Reducing floor vibration is essential for patterning and imaging industries that work at the sub-nanometre level. As experts move towards smaller scales for pin-point accuracy and more sophisticated solutions, the need for vibration damping and acoustic dampening solutions is now more than ever.
A number of instruments need to achieve extremely precise measurements and the highest of resolutions. For example, electron microscopes need resolutions that range from the sub-nanometer to the tens of nanometres. Yet other microscopes work with resolutions in the sub-Angstrom levels. Floor vibration often causes a hindrance for these tools as it prevents them from achieving their design specifications.

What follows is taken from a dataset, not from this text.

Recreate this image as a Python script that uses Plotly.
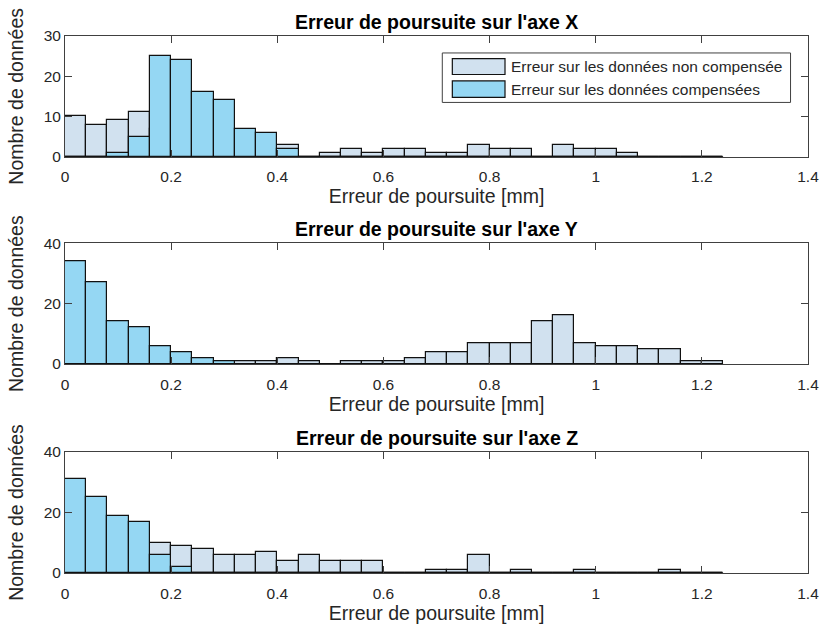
import numpy as np
import plotly.graph_objects as go

# ---- data ----
bin_width = 0.04
bin_edges = np.round(np.arange(0, 1.24 + 1e-9, bin_width), 2)  # 31 bins, 0 -> 1.24
bin_centers = (bin_edges[:-1] + bin_edges[1:]) / 2

x_non_comp = [10, 8, 9, 11, 7, 8, 6, 5, 4, 3, 3, 0, 1, 2, 1, 2, 2, 1, 1, 3, 2, 2, 0, 3, 2, 2, 1, 0, 0, 0, 0]
x_comp     = [0, 0, 1, 5, 25, 24, 16, 14, 7, 6, 2, 0, 0, 0, 0, 0, 0, 0, 0, 0, 0, 0, 0, 0, 0, 0, 0, 0, 0, 0, 0]

y_non_comp = [0, 0, 0, 0, 0, 0, 0, 0, 1, 1, 2, 1, 0, 1, 1, 1, 2, 4, 4, 7, 7, 7, 14, 16, 7, 6, 6, 5, 5, 1, 1]
y_comp     = [34, 27, 14, 12, 6, 4, 2, 1, 0, 0, 0, 0, 0, 0, 0, 0, 0, 0, 0, 0, 0, 0, 0, 0, 0, 0, 0, 0, 0, 0, 0]

z_non_comp = [9, 6, 4, 2, 10, 9, 8, 6, 6, 7, 4, 6, 4, 4, 4, 0, 0, 1, 1, 6, 0, 1, 0, 0, 1, 0, 0, 0, 1, 0, 0]
z_comp     = [31, 25, 19, 17, 6, 2, 0, 0, 0, 0, 0, 0, 0, 0, 0, 0, 0, 0, 0, 0, 0, 0, 0, 0, 0, 0, 0, 0, 0, 0, 0]

titles = ["Erreur de poursuite sur l'axe X",
          "Erreur de poursuite sur l'axe Y",
          "Erreur de poursuite sur l'axe Z"]
y_ranges = [[0, 30], [0, 40], [0, 40]]
y_ticks = [[0, 10, 20, 30], [0, 20, 40], [0, 20, 40]]
x_ticks = [0, 0.2, 0.4, 0.6, 0.8, 1.0, 1.2, 1.4]
x_label = "Erreur de poursuite [mm]"
y_label = "Nombre de données"
legend_labels = ["Erreur sur les données non compensée",
                 "Erreur sur les données compensées"]

# ---- style ----
LIGHT = "#d1e1ef"
BLUE = "#95d7f3"
EDGE = "#111111"
AX = "#404040"
TXT = "#262626"
FONT = "Liberation Sans, Arial, Helvetica, sans-serif"
TICK_SIZE = 15.5
LABEL_SIZE = 19.5
TITLE_SIZE = 19.5
LEG_SIZE = 15.5

W, H = 822, 632
ml, mr, mt, mb = 65, 14, 36, 59
ph = H - mt - mb
# pixel top/bottom of each axes box
boxes = [(35.7, 156.7), (243.3, 364.0), (452.0, 573.0)]
domains = [[(H - mb - b) / ph, (H - mb - t) / ph] for (t, b) in boxes]
domains = [[max(0, d0), min(1, d1)] for d0, d1 in domains]

fig = go.Figure()
series = [(x_non_comp, x_comp), (y_non_comp, y_comp), (z_non_comp, z_comp)]
for i, (nc, c) in enumerate(series):
    xa = "x" if i == 0 else f"x{i+1}"
    ya = "y" if i == 0 else f"y{i+1}"
    fig.add_trace(go.Bar(x=bin_centers, y=nc, width=bin_width, marker=dict(color=LIGHT, line=dict(color=EDGE, width=1.2)),
                         name=legend_labels[0], showlegend=False, xaxis=xa, yaxis=ya))
    fig.add_trace(go.Bar(x=bin_centers, y=c, width=bin_width, marker=dict(color=BLUE, line=dict(color=EDGE, width=1.2)),
                         name=legend_labels[1], showlegend=False, xaxis=xa, yaxis=ya))
    # zero-count bins are drawn as a line on the baseline
    fig.add_trace(go.Scatter(x=[bin_edges[0], bin_edges[-1]], y=[0, 0], mode="lines",
                             line=dict(color=EDGE, width=1.2), showlegend=False, hoverinfo="skip",
                             xaxis=xa, yaxis=ya))

layout = dict(
    width=W, height=H, margin=dict(l=ml, r=mr, t=mt, b=mb),
    barmode="overlay", bargap=0,
    paper_bgcolor="white", plot_bgcolor="white",
    font=dict(family=FONT, color=TXT, size=TICK_SIZE),
    showlegend=False,
)
annotations = []
shapes = []
for i in range(3):
    sfx = "" if i == 0 else str(i + 1)
    layout["xaxis" + sfx] = dict(
        domain=[0, 1], anchor="y" + sfx, range=[0, 1.4], tickvals=x_ticks,
        ticks="inside", ticklen=7, tickcolor=AX, tickwidth=1,
        showline=True, linecolor=AX, linewidth=1, mirror="ticks",
        showgrid=False, zeroline=False, tickfont=dict(size=TICK_SIZE, color=TXT),
        ticklabelstandoff=6,
        title=dict(text=x_label, font=dict(size=LABEL_SIZE, color=TXT), standoff=0),
        automargin=False, fixedrange=True,
    )
    layout["yaxis" + sfx] = dict(
        domain=domains[i], anchor="x" + sfx, range=y_ranges[i], tickvals=y_ticks[i],
        ticks="inside", ticklen=7, tickcolor=AX, tickwidth=1,
        showline=True, linecolor=AX, linewidth=1, mirror="ticks",
        showgrid=False, zeroline=False, tickfont=dict(size=TICK_SIZE, color=TXT),
        title=dict(text=y_label, font=dict(size=LABEL_SIZE, color=TXT), standoff=14),
        automargin=False, fixedrange=True,
    )
    annotations.append(dict(
        text="<b>" + titles[i] + "</b>", xref="x" + sfx + " domain", yref="y" + sfx + " domain",
        x=0.5, y=1, xanchor="center", yanchor="bottom", yshift=1, showarrow=False,
        font=dict(size=TITLE_SIZE, color="#000000", family=FONT)))

# legend box (drawn in first axes)
lb = dict(xref="x domain", yref="y domain")
shapes.append(dict(type="rect", x0=0.5078, x1=0.9765, y0=0.4496, y1=0.8595,
                   line=dict(color=AX, width=1), fillcolor="white", layer="above", **lb))
sw_y = [(0.681, 0.813), (0.491, 0.628)]
sw_col = [LIGHT, BLUE]
txt_y = [0.747, 0.5595]
for k in range(2):
    shapes.append(dict(type="rect", x0=0.5213, x1=0.5922, y0=sw_y[k][0], y1=sw_y[k][1],
                       line=dict(color=EDGE, width=1.2), fillcolor=sw_col[k], layer="above", **lb))
    annotations.append(dict(text=legend_labels[k], x=0.5975, y=txt_y[k], xanchor="left", yanchor="middle",
                            showarrow=False, font=dict(size=LEG_SIZE, color=TXT, family=FONT), **lb))

layout["annotations"] = annotations
layout["shapes"] = shapes
fig.update_layout(**layout)
fig.write_html("out.html", config={"displayModeBar": False},
               post_script="document.body.style.margin='0';document.body.style.overflow='hidden';")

The Quiet Building Concept and its Limitations
To overcome such issues, architects bank on the concept of ‘quiet buildings’, where Vibration dampening and acoustic dampening materials are used to reduce vibration levels without causing too many complexities in design. However, while these buildings offer moderate vibration damping solutions, nano-tech facilities generally need to meet extremely low vibration specification levels, and this significantly increases the cost of constructing the facility.
Another hindrance to the concept of ‘quiet buildings’ is that even though the floors are made using Vibration damping material, the moment you add other machinery and people into the building, vibration negates any benefit that the quiet building design has to offer.
The Quiet Island Concept
New data shows that creating quiet islands at several locations within the facility can truly help the facility achieve the low vibration requirement of nano-tech facilities. The concept focuses on placing a damped, rigid platform that matches the footprint left by the instrument and is ably supported by active acoustic dampening and vibration cancelling systems at locations where precision instruments are located and in locations where experiments and research is expected to be conducted. To do so, architects replace a section of the access floor with an isolated foundation that has been mounted to the sub-floor in order to prevent sub-floor vibrations from reaching the devices.
Benefits of Creating a Quiet Island
One of the main benefits of creating quiet islands is that the technique offers an extremely quiet surface, thereby creating a mini-environment, oases within the facility that are free of vibration. It becomes easier to make these quiet islands meet the cleanliness requirement of nano-tech facilities and rather on focusing on clean rooms and vibration proof rooms, the focus soon turned to clean islands and vibration proof islands, thereby reducing costs and increasing efficiency.
The quiet island concept also helps overcome the vibration caused when people and machinery are introduced into the facility. The approach is to arrange low frequency inertial vibration sensors in 3 axes in order to determine the level of vibration. The signals pass through advanced controllers and high capacity piezoelectric actuators to prevent any floor motion from reaching the isolated surfaces of the quiet island.
The quiet island concept comes as a boon to advanced semiconductor factories and chip-makers. Researchers at advanced electron microscope and imaging centres and nanotechnology research centres can also benefit from the quiet island concept.